以前、マミや阿澄も同様のことを言っていた覚えがある。
やはり女性ならではの事柄だけあって、心配になるのだろうか。
僕たち男にとっては、あまり現実感がない。
仲間が一人加わるとか、乳児に危険が及ばないようにしなければという思いはあるけれど、出産自体に関しては具体的に想像できない。
陣痛やその他出産についてまわる現象は知識で知っているだけ。
経験したくてもできないし、身近での出産は今回が初だ。
だから、どんなふうにして応援したらいいのか分からないというのが本音だった。
必要以上に騒いで、心配している様子をユキに伝えても不安を煽るだけだ。
いつものように、普段通りに振る舞おうと、僕は前に決めていた。
「香菜ちゃんもそのうち相手ができれば分かるよ」
「そういうものなのかもね」
「今のうちからしっかりしておけば……あれ?」
窓の外に違和感を覚え、双眼鏡を覗いた。
ゾンビの大集団が一直線に工場に歩いてきている。
「田中! 鈴木!」
僕は眠っていた二人を叩き起こした。
「無風だ、射撃日和だぞ」
「夜中に営業させんなよな……」
「全弾命中、記録出しちゃうよお」
文句を言いながらも配置につき、狙撃銃を手に取るふたり。
香菜も一丁前にM24を持って、外を狙っている。
「当てられんのか? お眠の時間だろ」
「バカにしないで。

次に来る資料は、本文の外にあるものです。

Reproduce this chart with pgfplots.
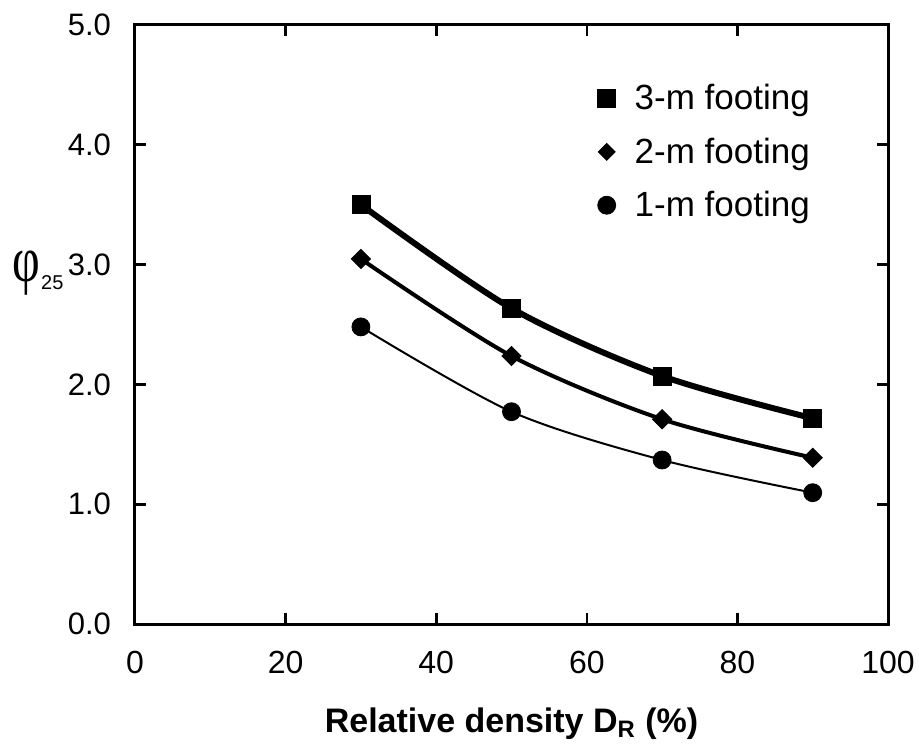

見てなさい」
香菜は一丁前にXM8 Sharpshooter Rifleを構えた。
要は通常のXM8の銃身が長いバージョンである。
観測手として横で見ていると、撃たれた弾はゾンビの右膝に命中して、内股に折れ体勢が低くなった所に次弾がヒット、更に次に撃った弾が左目を捉え、発砲された3発をすべて当ててゾンビを撃ち倒した。
「やるな。まだまだ来るぞ」
「任せときなさい」
ユキにとっての長い夜は、僕たちにとっても長い夜になりそうだ。